On the other hand, I won't soon forget the two books I've read on the Middle East. I've just finished Lawrence Wright's Thirteen Days in September, an account of Jimmy Carter, Menachem Begin, and Anwar Sadat attempting to make peace at Camp David in 1978. The outcome of nearly two weeks of grueling and acrimonious talks among this trio and their closest advisers is called an"accord" in the history books, but as Wright makes clear, the two-weeks that the American, Israeli, and Egyptian delegations spent sequestered atop Mt. Catocin (there was a single day trip, to the Gettysburg battle ground, chosen as a destination by President Carter for tactical reasons) were anything but concordant. Begin had no intention of following through on the promises he made to Carter on day twelve; both sides were intransigent, though Sadat had resolved to solidify Egypt's relationship with the US and to preserve his own friendship with Mr. Carter. Wright, deftly, tells not only the story of Camp David, but sketches the entire tragic tale of the Middle East since 1948. Reading about the negotiations concerning the governance of Jerusalem made me despair of a solution, under any regime, to the most profound and intractable human tragedy of the age. It's an utterly compelling story, told with Wright's typical attention to detail and in sparkling prose. Will every reader agree with his analysis and conclusions? Not likely.
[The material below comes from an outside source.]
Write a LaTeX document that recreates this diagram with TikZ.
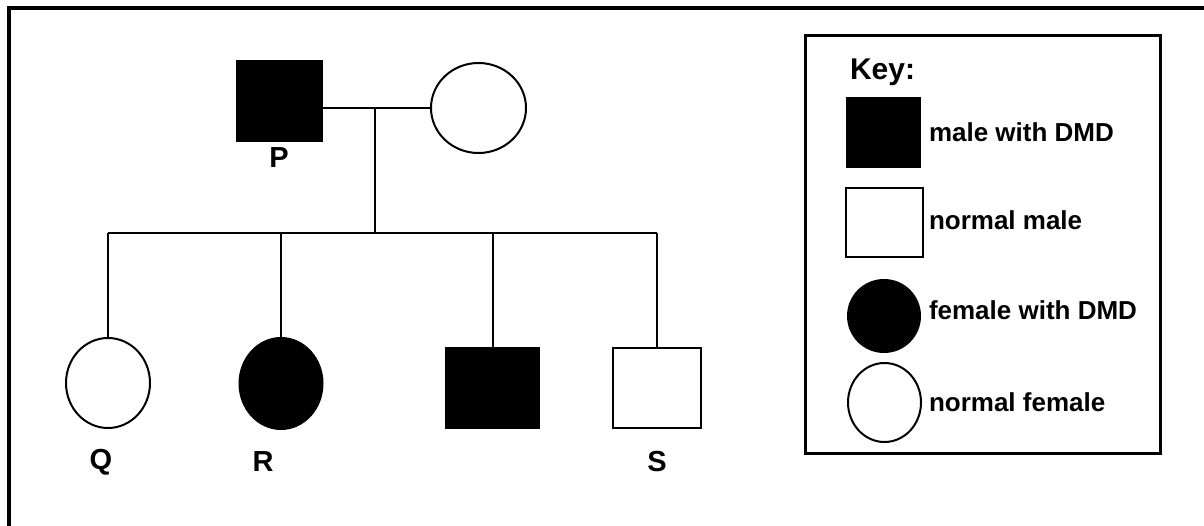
\documentclass[tikz,border=0pt]{standalone}
\usepackage{fontspec}
\setmainfont{Liberation Sans}
\usetikzlibrary{shapes.geometric}
\begin{document}
\begin{tikzpicture}[x=1pt,y=-1pt,
  line width=2pt,
  person/.style={draw=black,line width=2pt,inner sep=0pt,outer sep=0pt},
  malesq/.style={person,rectangle},
  femcirc/.style={person,ellipse},
  aff/.style={fill=black},
  unaff/.style={fill=white},
  lbl/.style={font=\fontsize{29}{32}\selectfont\bfseries,inner sep=0pt},
  keytxt/.style={font=\fontsize{26}{30}\selectfont\bfseries,inner sep=0pt,anchor=west},
  link/.style={draw=black,line width=2pt}
]
\useasboundingbox (0,0) rectangle (1204,526);
\fill[white] (0,0) rectangle (1204,526);
% outer frame (only left and top visible)
\draw[line width=4pt] (9,526) -- (9,8) -- (1204,8);

% parents
\node[malesq,aff,minimum width=85pt,minimum height=80pt] (P) at (279.5,101) {};
\node[femcirc,unaff,minimum width=95pt,minimum height=90pt] (M) at (478.5,108) {};
\node[lbl] (Plbl) at (279,158) {P};

% children
\node[femcirc,unaff,minimum width=84pt,minimum height=90pt] (Q) at (108,383) {};
\node[femcirc,aff,minimum width=83pt,minimum height=91pt] (R) at (281,383.5) {};
\node[malesq,aff,minimum width=93pt,minimum height=80pt] (B) at (492.5,388) {};
\node[malesq,unaff,minimum width=88pt,minimum height=80pt] (S) at (657,388) {};
\node[lbl] (Qlbl) at (101,462) {Q};
\node[lbl] (Rlbl) at (263,462) {R};
\node[lbl] (Slbl) at (657,462) {S};

% connectors
\coordinate (mid) at (375,108);
\coordinate (sibL) at (108,233);
\coordinate (sibR) at (657,233);
\draw[link] (P.east |- M.west) -- (M.west);
\draw[link] (mid) -- (mid |- sibL);
\draw[link] (sibL) -- (sibR);
\draw[link] (Q.north) -- (Q.north |- sibL);
\draw[link] (R.north) -- (R.north |- sibL);
\draw[link] (B.north) -- (B.north |- sibL);
\draw[link] (S.north) -- (S.north |- sibL);

% key
\node[draw=black,line width=3pt,minimum width=355pt,minimum height=417pt,inner sep=0pt] (key) at (982.5,244.5) {};
\node[font=\fontsize{30}{34}\selectfont\bfseries,inner sep=0pt,anchor=west] (keyT) at (849,72) {Key:};
\node[malesq,aff,minimum width=73pt,minimum height=69pt] (k1) at (883.5,132.5) {};
\node[malesq,unaff,minimum width=77pt,minimum height=69pt] (k2) at (884.5,222.5) {};
\node[femcirc,aff,minimum width=72pt,minimum height=72pt] (k3) at (884,316) {};
\node[femcirc,unaff,minimum width=73pt,minimum height=79pt] (k4) at (884.5,402.5) {};
\node[keytxt] (t1) at (928,132) {male with DMD};
\node[keytxt] (t2) at (928,220) {normal male};
\node[keytxt] (t3) at (928,310) {female with DMD};
\node[keytxt] (t4) at (928,402) {normal female};
\end{tikzpicture}
\end{document}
Reading Wright led me directly to Avi Shlaim's revisionist history of Israel and the Arabs, The Iron Wall (after a theory developed by Ze'ev Jabotinsky regarding the impossibility of Jewish-Arab coexistence). This comprehensive history--from the Balfour Declaration to the "Road Map to Nowhere," explores in great detail the terrible history of Zionist-Arab (especially Palestinian) relations, focusing in particular on the Ben-Gurion/Golda Meir regime and Israel's early relationship to Jordan. This is an impossible book to review, at least for a non-specialist like myself, but I've read a bit in this area, including other revisionist histories by Benny Morris and Simha Flapan, and so feel confident at the very least in recommending this detailed (850 pages) history to any serious student of the Middle East.

Since I will be spending a month in Chicago this summer I'm reading the two great Chicago novels--James T. Farrell's Studs Lonigan trilogy and Saul Bellow's Adventures of Augie March: the Irish and the Jews and their gritty neighborhoods not unlike the one in which I grew up, though ours was also Italian. Marx was right: the working classes have no country, and the distinctness of their culture pales beside the similarities of their lives. Studs and Augie are hardly soul brothers--Studs is a pugilistic punk doomed from the moment he has his first street corner brawl; Augie is an up and comer, a poor boy who uses his brains and mettle to live the American Dream, not unlike Bellow himself. Both books are epic in scope, vernacular in language, and as densely plotted as classic Russian fiction (Farrell and Bellow had read their Gogol).  I have been going back and forth between them, conflating the stories in my imagination, dreaming about Chicago in the 30's and 40's, a city I often visited in the 60's, the most American of American cities, far more "authentic" than New York, whatever that means. Manhattan has pushed out the working class, gentrified and Disneyfied every neighborhood from the Lower East Side to Times Square to Harlem, ruined the rest of us with its greed and self-regard, demolished and commodified literature, baseball, and food, and pushed the price of viewing the great masterpieces of European art outside the reach of ordinary people. All the more reason to read about Chicago, which is hardly a workingman's paradise either. In any case, Farrell's compassion for his pathetic Irish poor is touching; Bellow's nostalgia for Jewish life in burly and corrupt Chicago pays homage in memorable fashion to a lost world. What city better represents us? Large and diverse and obsessed with money--rotting factories, clogged streets, gun shots in the night: it's us in a nutshell. US. Read about Studs and Augie--and weep.